--- TASK ---
Extract, in full, the lines below, beginning at the first and ending with the line that contains "1.042, 1.046, 1.046];". Pictures do not belong in the copy.
+ + + +
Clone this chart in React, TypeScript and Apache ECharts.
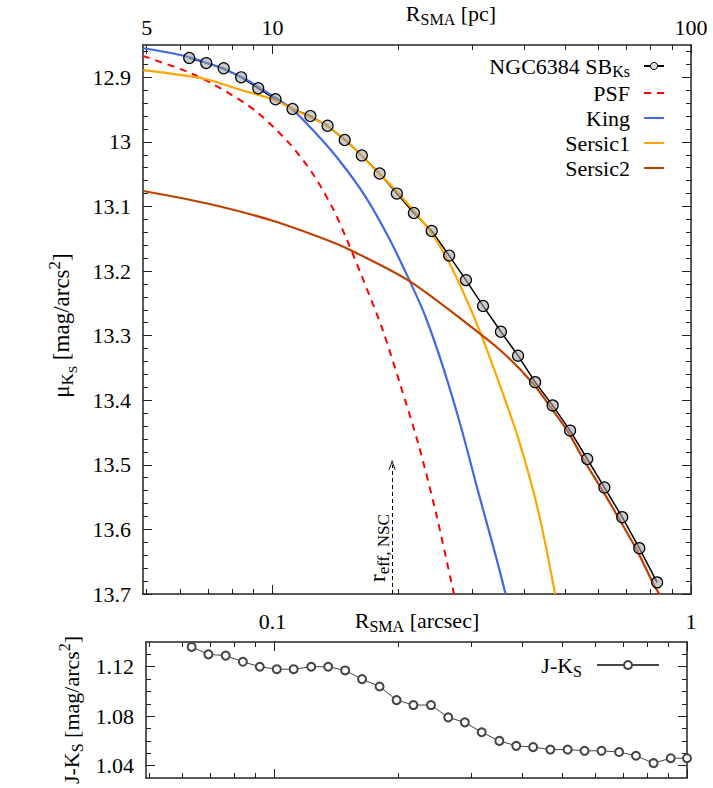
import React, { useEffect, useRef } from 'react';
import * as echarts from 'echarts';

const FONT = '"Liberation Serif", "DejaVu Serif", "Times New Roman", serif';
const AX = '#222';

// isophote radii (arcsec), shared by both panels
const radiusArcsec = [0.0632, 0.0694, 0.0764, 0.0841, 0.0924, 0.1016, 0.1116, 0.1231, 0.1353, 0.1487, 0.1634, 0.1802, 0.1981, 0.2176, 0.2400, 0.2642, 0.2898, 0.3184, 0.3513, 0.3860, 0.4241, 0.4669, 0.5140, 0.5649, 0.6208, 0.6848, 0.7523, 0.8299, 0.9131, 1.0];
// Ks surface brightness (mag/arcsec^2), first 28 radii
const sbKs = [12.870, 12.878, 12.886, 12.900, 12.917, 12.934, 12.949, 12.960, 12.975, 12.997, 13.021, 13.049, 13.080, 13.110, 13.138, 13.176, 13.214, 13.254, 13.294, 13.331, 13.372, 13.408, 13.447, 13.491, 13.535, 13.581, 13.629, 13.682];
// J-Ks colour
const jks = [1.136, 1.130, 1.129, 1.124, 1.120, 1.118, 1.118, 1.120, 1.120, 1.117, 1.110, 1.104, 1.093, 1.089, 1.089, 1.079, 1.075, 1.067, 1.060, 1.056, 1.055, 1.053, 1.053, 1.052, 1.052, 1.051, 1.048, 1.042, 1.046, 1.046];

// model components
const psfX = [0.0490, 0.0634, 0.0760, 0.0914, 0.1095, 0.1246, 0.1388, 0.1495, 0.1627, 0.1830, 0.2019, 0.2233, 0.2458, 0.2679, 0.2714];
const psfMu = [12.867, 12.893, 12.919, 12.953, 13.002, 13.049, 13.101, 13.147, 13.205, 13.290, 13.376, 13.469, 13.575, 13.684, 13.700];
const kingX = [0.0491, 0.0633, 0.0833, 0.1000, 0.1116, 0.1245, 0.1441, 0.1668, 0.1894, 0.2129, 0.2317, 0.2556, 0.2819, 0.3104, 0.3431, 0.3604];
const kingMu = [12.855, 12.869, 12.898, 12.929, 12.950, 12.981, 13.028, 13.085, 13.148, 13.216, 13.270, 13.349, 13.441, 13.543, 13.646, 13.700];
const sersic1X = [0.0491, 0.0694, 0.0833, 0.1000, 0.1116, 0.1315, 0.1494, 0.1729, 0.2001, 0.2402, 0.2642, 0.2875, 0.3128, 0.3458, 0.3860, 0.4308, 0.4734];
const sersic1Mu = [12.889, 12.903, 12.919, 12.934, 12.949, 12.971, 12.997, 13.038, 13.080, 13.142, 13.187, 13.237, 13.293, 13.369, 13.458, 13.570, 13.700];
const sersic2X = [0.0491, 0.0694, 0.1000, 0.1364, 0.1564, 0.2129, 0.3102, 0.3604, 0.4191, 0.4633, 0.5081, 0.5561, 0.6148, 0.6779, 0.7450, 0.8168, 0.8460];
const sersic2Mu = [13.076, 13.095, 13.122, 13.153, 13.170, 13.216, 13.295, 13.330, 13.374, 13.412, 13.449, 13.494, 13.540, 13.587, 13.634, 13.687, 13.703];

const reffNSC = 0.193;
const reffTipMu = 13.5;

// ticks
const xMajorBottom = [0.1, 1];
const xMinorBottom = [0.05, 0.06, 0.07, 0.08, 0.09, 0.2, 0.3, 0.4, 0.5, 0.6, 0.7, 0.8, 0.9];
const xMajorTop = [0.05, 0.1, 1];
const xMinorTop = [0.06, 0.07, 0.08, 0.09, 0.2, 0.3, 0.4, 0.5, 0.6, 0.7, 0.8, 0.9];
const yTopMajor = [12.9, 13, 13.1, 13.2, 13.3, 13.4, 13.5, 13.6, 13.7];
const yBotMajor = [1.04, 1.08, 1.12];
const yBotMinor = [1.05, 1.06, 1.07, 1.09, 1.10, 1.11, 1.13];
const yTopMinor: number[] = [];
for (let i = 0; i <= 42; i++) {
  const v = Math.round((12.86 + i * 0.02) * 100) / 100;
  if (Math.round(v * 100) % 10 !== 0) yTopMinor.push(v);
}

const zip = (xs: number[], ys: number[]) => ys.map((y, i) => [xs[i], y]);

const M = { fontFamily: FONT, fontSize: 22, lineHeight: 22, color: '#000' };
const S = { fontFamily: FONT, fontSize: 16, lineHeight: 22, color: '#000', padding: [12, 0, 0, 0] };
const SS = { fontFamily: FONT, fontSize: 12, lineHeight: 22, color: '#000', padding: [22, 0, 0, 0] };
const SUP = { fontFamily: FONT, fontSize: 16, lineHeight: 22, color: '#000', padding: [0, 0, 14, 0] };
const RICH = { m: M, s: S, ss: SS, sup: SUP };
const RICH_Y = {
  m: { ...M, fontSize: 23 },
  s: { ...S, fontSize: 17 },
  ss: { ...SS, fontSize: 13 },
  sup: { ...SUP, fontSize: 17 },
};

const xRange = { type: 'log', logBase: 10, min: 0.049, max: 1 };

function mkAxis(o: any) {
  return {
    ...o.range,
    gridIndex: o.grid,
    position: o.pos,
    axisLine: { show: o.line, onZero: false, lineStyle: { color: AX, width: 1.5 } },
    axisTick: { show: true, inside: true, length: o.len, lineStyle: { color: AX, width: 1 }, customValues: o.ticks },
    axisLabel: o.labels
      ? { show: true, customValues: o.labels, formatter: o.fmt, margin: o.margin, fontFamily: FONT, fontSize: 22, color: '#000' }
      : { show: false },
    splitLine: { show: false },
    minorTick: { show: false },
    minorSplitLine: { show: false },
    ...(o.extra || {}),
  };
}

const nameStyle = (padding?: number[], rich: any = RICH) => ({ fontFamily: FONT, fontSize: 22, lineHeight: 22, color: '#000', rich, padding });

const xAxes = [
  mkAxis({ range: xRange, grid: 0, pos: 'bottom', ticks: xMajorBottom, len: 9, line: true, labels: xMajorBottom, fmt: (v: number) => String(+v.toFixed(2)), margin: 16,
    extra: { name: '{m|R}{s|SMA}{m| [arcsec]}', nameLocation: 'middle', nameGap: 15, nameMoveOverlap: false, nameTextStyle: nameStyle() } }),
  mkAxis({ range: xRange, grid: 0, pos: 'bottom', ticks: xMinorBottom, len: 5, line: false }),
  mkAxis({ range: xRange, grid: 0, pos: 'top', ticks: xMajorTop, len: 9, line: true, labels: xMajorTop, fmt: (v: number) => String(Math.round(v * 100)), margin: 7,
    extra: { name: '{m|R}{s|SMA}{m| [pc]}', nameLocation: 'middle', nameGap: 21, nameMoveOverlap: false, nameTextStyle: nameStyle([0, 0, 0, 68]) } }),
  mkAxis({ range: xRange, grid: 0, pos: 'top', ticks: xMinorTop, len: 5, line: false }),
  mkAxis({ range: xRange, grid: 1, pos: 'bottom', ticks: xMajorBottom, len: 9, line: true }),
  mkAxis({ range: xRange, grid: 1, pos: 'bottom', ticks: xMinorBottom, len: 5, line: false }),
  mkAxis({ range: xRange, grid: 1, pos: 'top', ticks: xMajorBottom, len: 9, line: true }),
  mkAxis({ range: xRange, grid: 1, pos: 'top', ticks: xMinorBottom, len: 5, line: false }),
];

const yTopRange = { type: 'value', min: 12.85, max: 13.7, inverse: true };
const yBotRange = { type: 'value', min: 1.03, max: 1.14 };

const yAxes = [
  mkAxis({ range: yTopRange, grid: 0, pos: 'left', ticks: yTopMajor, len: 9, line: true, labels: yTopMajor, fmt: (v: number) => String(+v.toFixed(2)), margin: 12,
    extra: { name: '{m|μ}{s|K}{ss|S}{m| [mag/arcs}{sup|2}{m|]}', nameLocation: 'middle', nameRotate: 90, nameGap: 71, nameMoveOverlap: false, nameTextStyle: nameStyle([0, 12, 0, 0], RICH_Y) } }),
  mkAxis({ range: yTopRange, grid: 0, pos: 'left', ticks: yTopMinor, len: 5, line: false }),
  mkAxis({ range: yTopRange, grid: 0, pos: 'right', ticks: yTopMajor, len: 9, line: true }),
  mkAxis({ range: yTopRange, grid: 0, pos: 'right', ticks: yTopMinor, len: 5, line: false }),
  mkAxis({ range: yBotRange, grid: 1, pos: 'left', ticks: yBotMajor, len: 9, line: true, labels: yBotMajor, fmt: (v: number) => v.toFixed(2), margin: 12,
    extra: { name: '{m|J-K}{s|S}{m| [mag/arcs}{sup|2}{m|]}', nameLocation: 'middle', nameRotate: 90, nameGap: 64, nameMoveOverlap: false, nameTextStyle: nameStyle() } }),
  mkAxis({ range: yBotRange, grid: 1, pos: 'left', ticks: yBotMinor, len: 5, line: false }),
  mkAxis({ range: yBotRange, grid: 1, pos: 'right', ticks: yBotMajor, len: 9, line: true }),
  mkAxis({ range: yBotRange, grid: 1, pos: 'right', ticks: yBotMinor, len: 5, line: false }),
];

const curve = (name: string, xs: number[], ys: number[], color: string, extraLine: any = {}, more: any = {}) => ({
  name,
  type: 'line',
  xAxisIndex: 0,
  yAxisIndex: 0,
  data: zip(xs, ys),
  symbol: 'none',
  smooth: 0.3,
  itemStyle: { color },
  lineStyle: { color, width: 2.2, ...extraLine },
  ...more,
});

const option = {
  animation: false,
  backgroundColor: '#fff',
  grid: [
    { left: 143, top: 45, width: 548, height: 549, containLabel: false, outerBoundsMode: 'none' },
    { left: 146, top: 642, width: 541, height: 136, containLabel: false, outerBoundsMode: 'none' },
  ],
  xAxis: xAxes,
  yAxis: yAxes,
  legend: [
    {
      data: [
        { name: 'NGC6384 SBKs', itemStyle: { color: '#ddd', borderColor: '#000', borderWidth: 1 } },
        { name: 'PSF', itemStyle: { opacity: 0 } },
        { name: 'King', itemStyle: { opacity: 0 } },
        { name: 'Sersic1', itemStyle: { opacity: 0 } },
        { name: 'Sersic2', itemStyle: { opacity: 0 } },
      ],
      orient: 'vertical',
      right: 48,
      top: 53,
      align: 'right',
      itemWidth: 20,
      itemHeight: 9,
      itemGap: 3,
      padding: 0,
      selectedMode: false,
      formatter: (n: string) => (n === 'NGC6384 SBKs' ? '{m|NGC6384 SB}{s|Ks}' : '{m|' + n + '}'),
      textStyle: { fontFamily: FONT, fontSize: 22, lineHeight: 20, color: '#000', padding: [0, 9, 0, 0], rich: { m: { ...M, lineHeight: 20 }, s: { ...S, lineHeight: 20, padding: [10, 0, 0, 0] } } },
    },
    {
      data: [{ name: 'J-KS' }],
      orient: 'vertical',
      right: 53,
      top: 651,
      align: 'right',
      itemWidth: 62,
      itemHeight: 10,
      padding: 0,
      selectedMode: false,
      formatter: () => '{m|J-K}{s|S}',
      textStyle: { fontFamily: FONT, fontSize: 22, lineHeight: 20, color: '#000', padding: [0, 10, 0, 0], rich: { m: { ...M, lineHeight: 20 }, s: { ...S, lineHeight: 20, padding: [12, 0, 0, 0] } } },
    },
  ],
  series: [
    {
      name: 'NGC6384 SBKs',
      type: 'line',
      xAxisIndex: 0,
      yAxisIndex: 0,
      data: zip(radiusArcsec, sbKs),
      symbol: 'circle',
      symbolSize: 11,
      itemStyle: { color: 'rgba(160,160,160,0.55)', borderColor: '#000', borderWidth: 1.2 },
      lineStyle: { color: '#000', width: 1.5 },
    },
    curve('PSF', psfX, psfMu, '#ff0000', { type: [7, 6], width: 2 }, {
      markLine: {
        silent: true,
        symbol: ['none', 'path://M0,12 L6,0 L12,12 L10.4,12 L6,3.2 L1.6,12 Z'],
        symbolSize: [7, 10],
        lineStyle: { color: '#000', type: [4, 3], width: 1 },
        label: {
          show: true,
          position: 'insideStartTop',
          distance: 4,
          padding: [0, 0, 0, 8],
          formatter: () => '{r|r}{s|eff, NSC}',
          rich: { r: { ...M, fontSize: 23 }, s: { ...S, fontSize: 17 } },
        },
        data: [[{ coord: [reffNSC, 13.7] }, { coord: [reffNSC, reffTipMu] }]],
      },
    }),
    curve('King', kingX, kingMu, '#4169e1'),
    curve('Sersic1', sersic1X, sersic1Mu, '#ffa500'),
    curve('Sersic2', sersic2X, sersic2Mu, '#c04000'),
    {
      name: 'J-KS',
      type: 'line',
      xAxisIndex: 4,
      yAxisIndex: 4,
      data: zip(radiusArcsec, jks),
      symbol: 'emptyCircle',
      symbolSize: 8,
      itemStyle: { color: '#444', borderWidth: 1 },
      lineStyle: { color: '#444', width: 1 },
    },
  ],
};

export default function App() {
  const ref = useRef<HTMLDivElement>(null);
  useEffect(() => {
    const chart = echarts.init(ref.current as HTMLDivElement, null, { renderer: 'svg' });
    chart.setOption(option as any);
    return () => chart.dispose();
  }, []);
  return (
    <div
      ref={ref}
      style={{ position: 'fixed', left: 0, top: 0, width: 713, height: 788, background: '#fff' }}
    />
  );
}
+ + + +
--- RESULT ---
Clone this chart in React, TypeScript and Apache ECharts.
import React, { useEffect, useRef } from 'react';
import * as echarts from 'echarts';

const FONT = '"Liberation Serif", "DejaVu Serif", "Times New Roman", serif';
const AX = '#222';

// isophote radii (arcsec), shared by both panels
const radiusArcsec = [0.0632, 0.0694, 0.0764, 0.0841, 0.0924, 0.1016, 0.1116, 0.1231, 0.1353, 0.1487, 0.1634, 0.1802, 0.1981, 0.2176, 0.2400, 0.2642, 0.2898, 0.3184, 0.3513, 0.3860, 0.4241, 0.4669, 0.5140, 0.5649, 0.6208, 0.6848, 0.7523, 0.8299, 0.9131, 1.0];
// Ks surface brightness (mag/arcsec^2), first 28 radii
const sbKs = [12.870, 12.878, 12.886, 12.900, 12.917, 12.934, 12.949, 12.960, 12.975, 12.997, 13.021, 13.049, 13.080, 13.110, 13.138, 13.176, 13.214, 13.254, 13.294, 13.331, 13.372, 13.408, 13.447, 13.491, 13.535, 13.581, 13.629, 13.682];
// J-Ks colour
const jks = [1.136, 1.130, 1.129, 1.124, 1.120, 1.118, 1.118, 1.120, 1.120, 1.117, 1.110, 1.104, 1.093, 1.089, 1.089, 1.079, 1.075, 1.067, 1.060, 1.056, 1.055, 1.053, 1.053, 1.052, 1.052, 1.051, 1.048, 1.042, 1.046, 1.046];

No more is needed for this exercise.